Key termination rights include breaches for non-performance, insolvency, prolonged force majeure, and material misrepresentation. Agreements should spell out notice procedures, cure periods, and post-termination obligations for inventory, IP, and customer transition. Clear terms reduce uncertainty and facilitate orderly exits. Consider transition assistance and wind-down provisions to protect customers and business continuity. Also set survival clauses for essential provisions like confidentiality, IP ownership, indemnities, and payment obligations that should remain effective after termination.
Cross-border distribution raises issues such as export controls, customs duties, VAT, local licensing requirements, and differing consumer protection laws. Contracts should allocate responsibility for import/export compliance, taxes, and duties, and consider local registration or product certification obligations that may affect market entry timelines. Choose governing law and dispute resolution methods carefully, and include clauses addressing currency, payment methods, and sanctions compliance. Working with local advisors can help navigate regulatory nuances and reduce the risk of enforcement action in foreign markets.
Audit and reporting rights require the distributor or licensee to provide regular sales reports and permit inspection of records to verify royalty payments. Effective audit clauses detail scope, frequency, notice, and acceptable auditors, balancing verification needs with confidentiality protections for business records. Include remedies for underreporting such as interest, penalties, and reimbursement of audit costs. Well-defined audit procedures deter misreporting and promote transparency, supporting trustworthy long-term commercial relationships.

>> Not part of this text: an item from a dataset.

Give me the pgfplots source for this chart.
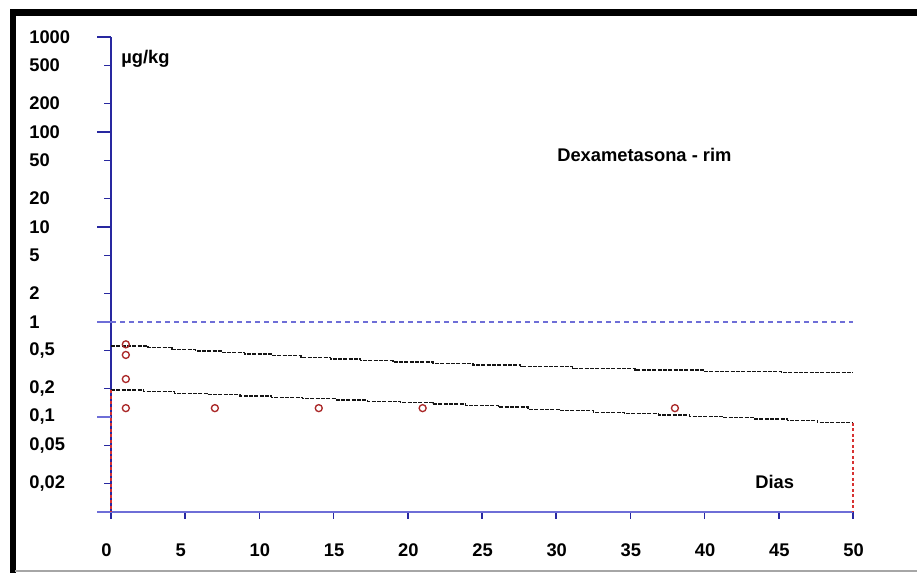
\documentclass[border=0pt]{standalone}
\usepackage{pgfplots}
\pgfplotsset{compat=1.18}
\usepackage{fontspec}
\setmainfont{Liberation Sans}
\definecolor{dblue}{RGB}{40,40,160}
\definecolor{lblue}{RGB}{110,110,215}
\definecolor{dred}{RGB}{170,40,40}
\definecolor{rdash}{RGB}{215,50,50}
\definecolor{dline}{RGB}{20,20,20}
\begin{document}
\begin{tikzpicture}
\useasboundingbox (0,0) rectangle (550.2pt,343.8pt);
\fill[white] (0,0) rectangle (550.2pt,343.8pt);
% frame
\draw[black, line width=4.2pt] (6pt,336.3pt) -- (550.2pt,336.3pt);
\draw[black, line width=3.6pt] (7.8pt,338.4pt) -- (7.8pt,0pt);
\draw[gray!70, line width=1.2pt] (9pt,1.5pt) -- (550.2pt,1.5pt);
\begin{axis}[
  at={(66.6pt,36.6pt)}, anchor=south west,
  scale only axis, width=445.2pt, height=285pt,
  xmin=0, xmax=50, ymin=0.01, ymax=1000, ymode=log,
  axis x line=bottom, axis y line=left,
  x axis line style={-, color=lblue, line width=1.3pt},
  y axis line style={-, color=dblue, line width=0.9pt},
  tick align=outside,
  xminorticks=false, yminorticks=false,
  every tick/.style={dblue, line width=0.9pt},
  major tick length=4.2pt,
  xtick={0,5,10,15,20,25,30,35,40,45,50},
  xticklabels={0,5,10,15,20,25,30,35,40,45,50},
  ytick={0.02,0.05,0.1,0.2,0.5,1,2,5,10,20,50,100,200,500,1000},
  yticklabels={{0,02},{0,05},{0,1},{0,2},{0,5},1,2,5,10,20,50,100,200,500,1000},
  every tick label/.append style={font=\fontsize{11}{13}\selectfont\bfseries, inner sep=0pt},
  yticklabel style={anchor=west, xshift=-45pt},
  xticklabel style={anchor=west, xshift=-6pt, yshift=-19pt},
  clip=false,
]
% major ticks
\draw[dblue, line width=0.9pt] (axis cs:-0.94,1000) -- (axis cs:0,1000);
\draw[dblue, line width=0.9pt] (axis cs:-0.94,100) -- (axis cs:0,100);
\draw[dblue, line width=0.9pt] (axis cs:-0.94,10) -- (axis cs:0,10);
\draw[lblue, line width=1.3pt] (axis cs:-0.94,1) -- (axis cs:0,1);
\draw[lblue, line width=1.3pt] (axis cs:-0.94,0.1) -- (axis cs:0,0.1);
\draw[lblue, line width=1.3pt] (axis cs:-0.94,0.01) -- (axis cs:0,0.01);
% limit line at 1
\addplot[lblue, line width=1.2pt, dash pattern=on 3pt off 2.4pt] coordinates {(0,1) (50,1)};
% upper stepped line
\addplot[dline, line width=0.8pt, dash pattern=on 2.4pt off 0.8pt, const plot] coordinates {
(0,0.559) (2.5,0.536) (4.1,0.516) (5.7,0.495) (7.5,0.475) (9.0,0.460)
(10.9,0.442) (12.8,0.425) (14.8,0.408) (16.8,0.391) (19.0,0.379) (21.7,0.368)
(24.4,0.353) (27.6,0.339) (31.1,0.3255) (35.3,0.3125) (39.9,0.300) (45.2,0.293) (50,0.293)};
% lower stepped line
\addplot[dline, line width=0.8pt, dash pattern=on 2.4pt off 0.8pt, const plot] coordinates {
(0,0.192) (2.2,0.1847) (4.3,0.1777) (6.5,0.1717) (8.7,0.1664) (10.8,0.1612)
(12.9,0.1558) (15.2,0.1510) (17.3,0.1463) (19.5,0.1414) (21.7,0.1370) (23.9,0.1328)
(26.1,0.1270) (28.1,0.1205) (30.3,0.1165) (32.5,0.1121) (34.6,0.1083) (36.9,0.1050)
(39.0,0.1017) (41.2,0.0983) (43.4,0.0953) (45.6,0.0923) (47.6,0.0870) (50,0.0870)};
% red vertical limits
\addplot[rdash, line width=0.9pt, dash pattern=on 1.8pt off 1.5pt] coordinates {(0,0.192) (0,0.01)};
\addplot[rdash, line width=0.9pt, dash pattern=on 1.8pt off 1.5pt] coordinates {(50,0.087) (50,0.01)};
% observations
\addplot[only marks, mark=o, mark size=2.1pt, mark options={dred, line width=0.8pt}] coordinates {
(1,0.582) (1,0.45) (1,0.251) (1,0.124) (7,0.124) (14,0.124) (21,0.124) (38,0.124)};
% texts
\node[anchor=west, inner sep=0pt, font=\fontsize{11}{13}\selectfont\bfseries] at (axis cs:0.67,587) {µg/kg};
\node[anchor=west, inner sep=0pt, font=\fontsize{11}{13}\selectfont\bfseries] at (axis cs:30.05,57.3) {Dexametasona - rim};
\node[anchor=west, inner sep=0pt, font=\fontsize{11}{13}\selectfont\bfseries] at (axis cs:43.4,0.0207) {Dias};
\end{axis}
\end{tikzpicture}
\end{document}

Assignment and sublicensing clauses determine whether a party can transfer rights or allow third parties to exercise them. Restrictive assignment provisions protect the licensor or supplier from losing control of who sells or uses the product, while permissive clauses can facilitate business flexibility and corporate transactions. If assignment or sublicensing is allowed, require prior consent or conditions such as financial assurances and maintain continuing obligations like quality control and reporting. Clear rules for transfer prevent unexpected relationship changes that could harm business interests.
Warranties allocate responsibility for product quality, non-infringement, and compliance with applicable laws. Indemnities shift the financial burden of third-party claims and losses arising from breaches or product defects. Both tools manage risk but should be negotiated to reflect realistic liability caps, exclusions, and insurance expectations. Carefully consider carve-outs for consequential damages and set reasonable monetary caps tied to contract value. Well-balanced warranty and indemnity provisions provide protection without imposing unsustainable exposure on either party, supporting commercial feasibility.
Seek legal review before signing any licensing or distribution agreement to ensure terms align with business goals and risk tolerance. Early review can prevent unfavorable language related to exclusivity, termination, royalties, and indemnities, and can flag regulatory or tax issues that affect the deal’s viability. Legal counsel is also valuable when negotiating with larger counterparties, entering new markets, or drafting bespoke arrangements like co-branding or OEM supply agreements. Timely review protects revenue, intellectual property, and operational flexibility over the life of the contract.